Entries with chart source code:
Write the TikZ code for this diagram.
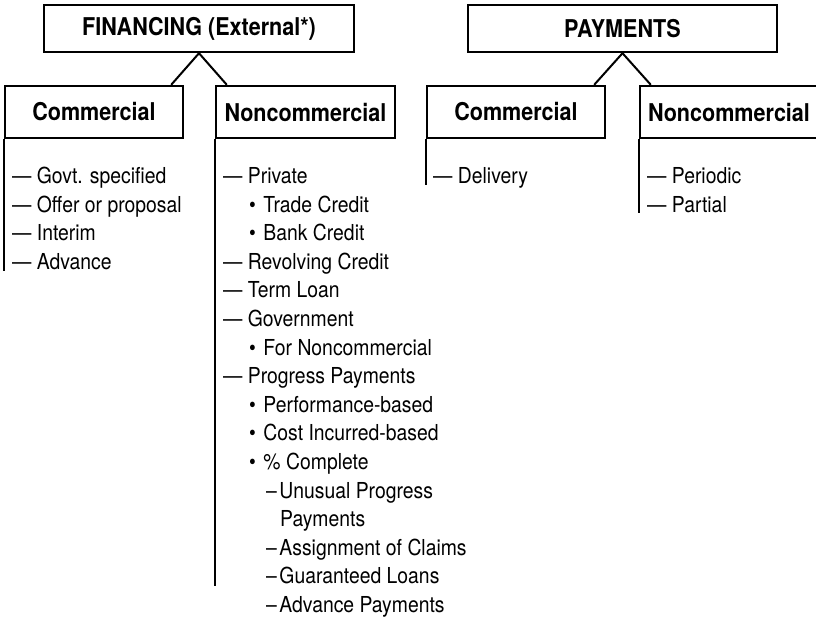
\documentclass[tikz,border=0pt]{standalone}
\usepackage{fontspec}
\setmainfont[FakeStretch=0.88]{TeX Gyre Heros}
\usetikzlibrary{calc}
\newcommand{\bul}{•\hspace{7.5pt}}
\newcommand{\sdash}{–\hspace{2.5pt}}
\begin{document}
\begin{tikzpicture}[x=1pt,y=-1pt]
\useasboundingbox (0,0) rectangle (816,619);
\clip (0,0) rectangle (816,619);
\tikzset{
  topbox/.style={draw, line width=2.4pt, inner sep=0pt, minimum height=47pt,
    font=\fontsize{24.5}{28}\selectfont\bfseries},
  subbox/.style={draw, line width=2.4pt, inner sep=0pt, minimum width=178pt, minimum height=52pt,
    font=\fontsize{24.5}{28}\selectfont\bfseries},
  link/.style={line width=2pt},
  rail/.style={line width=2.4pt},
  item/.style={anchor=base west, inner sep=0pt, font=\fontsize{22}{24}\selectfont}
}
% top boxes
\node[topbox, minimum width=310pt] (fin) at (199,28.5) {FINANCING (External*)};
\node[topbox, minimum width=309pt] (pay) at (622.5,28.5) {PAYMENTS};
% sub boxes
\node[subbox] (fc) at (94,112) {Commercial};
\node[subbox, minimum width=179pt] (fn) at (305.5,112) {Noncommercial};
\node[subbox] (pc) at (516,112) {Commercial};
\node[subbox] (pn) at (729,112) {Noncommercial};
% connectors
\draw[link] (fin.south) -- ($(fc.north east)+(-13,0)$);
\draw[link] (fin.south) -- ($(fn.north west)+(12,0)$);
\draw[link] (pay.south) -- ($(pc.north east)+(-12,0)$);
\draw[link] (pay.south) -- ($(pn.north west)+(12,0)$);
% rails
\draw[rail] (fc.south west) -- ++(0,132);
\draw[rail] (fn.south west) -- ++(0,447);
\draw[rail] (pc.south west) -- ++(0,46);
\draw[rail] (pn.south west) -- ++(0,74);
% financing commercial list
\node[item] (fc1) at (12,183.5) {— Govt. specified};
\node[item] (fc2) at (12,212.1) {— Offer or proposal};
\node[item] (fc3) at (12,240.7) {— Interim};
\node[item] (fc4) at (12,269.3) {— Advance};
% financing noncommercial list
\node[item] (fn1) at (223,183.5) {— Private};
\node[item] (fn2) at (249,212.1) {\bul Trade Credit};
\node[item] (fn3) at (249,240.7) {\bul Bank Credit};
\node[item] (fn4) at (223,269.3) {— Revolving Credit};
\node[item] (fn5) at (223,297.9) {— Term Loan};
\node[item] (fn6) at (223,326.5) {— Government};
\node[item] (fn7) at (249,355.1) {\bul For Noncommercial};
\node[item] (fn8) at (223,383.7) {— Progress Payments};
\node[item] (fn9) at (249,412.3) {\bul Performance-based};
\node[item] (fn10) at (249,440.9) {\bul Cost Incurred-based};
\node[item] (fn11) at (249,469.5) {\bul \% Complete};
\node[item] (fn12) at (266,498.1) {\sdash Unusual Progress};
\node[item] (fn13) at (280,526.7) {Payments};
\node[item] (fn14) at (266,555.3) {\sdash Assignment of Claims};
\node[item] (fn15) at (266,583.9) {\sdash Guaranteed Loans};
\node[item] (fn16) at (266,612.5) {\sdash Advance Payments};
% payments lists
\node[item] (pc1) at (433,183.5) {— Delivery};
\node[item] (pn1) at (647,183.5) {— Periodic};
\node[item] (pn2) at (647,212.1) {— Partial};
\end{tikzpicture}
\end{document}
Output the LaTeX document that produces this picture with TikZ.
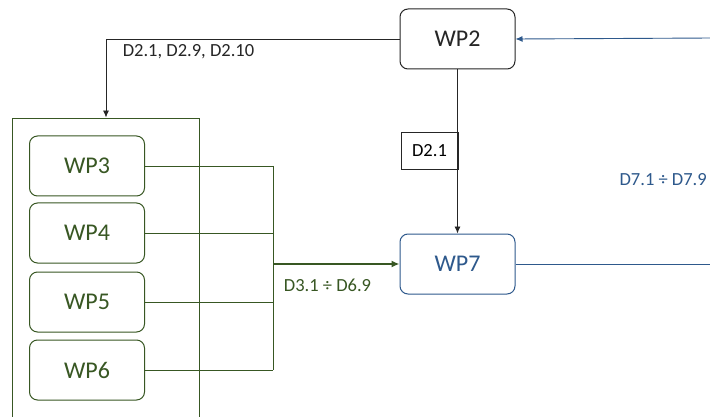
\documentclass[tikz,border=0pt]{standalone}
\usepackage{fontspec}
\setmainfont{Carlito}
\usetikzlibrary{arrows.meta}
\definecolor{wpgreen}{RGB}{56,87,35}
\definecolor{wpblue}{RGB}{46,89,140}
\definecolor{wpgray}{RGB}{38,38,38}
\begin{document}
\begin{tikzpicture}[x=1pt,y=-1pt]
        \tikzstyle{wp}=[rectangle,rounded corners=8pt,line width=1pt,minimum width=115pt,minimum height=60pt,inner sep=0pt,font=\fontsize{24}{28}\selectfont]
        \tikzstyle{wpg}=[wp,draw=wpgreen,text=wpgreen]
        \tikzstyle{lbl}=[inner sep=0pt,font=\fontsize{18.5}{22}\selectfont]
        \tikzstyle{blk}=[draw=wpgray,line width=0.9pt,-{Latex[length=7pt,width=6pt]}]
        \tikzstyle{grn}=[draw=wpgreen,line width=0.9pt]
        \tikzstyle{blu}=[draw=wpblue,line width=0.9pt]
        \useasboundingbox (0,0) rectangle (710,417);
        \clip (0,0) rectangle (710,417);
        \fill[white] (0,0) rectangle (710,417);
        \begin{scope}
           \node [wp,draw=wpgray,text=wpgray] (wp2) at (457.5,39) {WP2};
           \node [wp,draw=wpblue,text=wpblue] (wp7) at (457.5,264) {WP7};
           \node [draw=wpgreen,line width=0.9pt,minimum width=187pt,minimum height=312pt] (grp) at (106,274) {};
           \node [wpg] (wp3) at (87,166) {WP3};
           \node [wpg] (wp4) at (87,233) {WP4};
           \node [wpg] (wp5) at (87,302) {WP5};
           \node [wpg] (wp6) at (87,370) {WP6};
           \coordinate (bus) at (273,264);
           \coordinate (rt1) at (712,38);
           \coordinate (rt2) at (712,264);
           % deliverables from WP2
           \path[blk] (wp2.west) -| (grp.north);
           \node [lbl,text=wpgray] (d2a) at (188.5,52) {D2.1, D2.9, D2.10};
           \path[blk] (wp2.south) -- (wp7.north);
           \node [lbl,text=black,draw=wpgray,line width=0.9pt,minimum width=57pt,minimum height=37pt] (d2b) at (429.5,150.5) {D2.1};
           % WP3-WP6 to WP7
           \path[grn] (wp3.east) -- (wp3.east -| bus);
           \path[grn] (wp4.east) -- (wp4.east -| bus);
           \path[grn] (wp5.east) -- (wp5.east -| bus);
           \path[grn] (wp6.east) -- (wp6.east -| bus);
           \path[grn] (wp3.east -| bus) -- (wp6.east -| bus);
           \path[grn,line width=1.8pt,-{Latex[length=8pt,width=7pt]}] (bus) -- (wp7.west);
           \node [lbl,text=wpgreen] (d3) at (327.5,285) {D3.1 ÷ D6.9};
           % WP7 back to WP2
           \path[blu,-{Latex[length=7pt,width=6pt]}] (rt1) -- (wp2.east);
           \path[blu] (wp7.east) -- (rt2);
           \node [lbl,text=wpblue,anchor=east] (d7) at (707,180) {D7.1 ÷ D7.9};
        \end{scope}
      \end{tikzpicture}
\end{document}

**SHORT PROBLEM:** Show all lines above holding "this".

**THE COMPLETED TASK:**
Write the TikZ code for this diagram.
Output the LaTeX document that produces this picture with TikZ.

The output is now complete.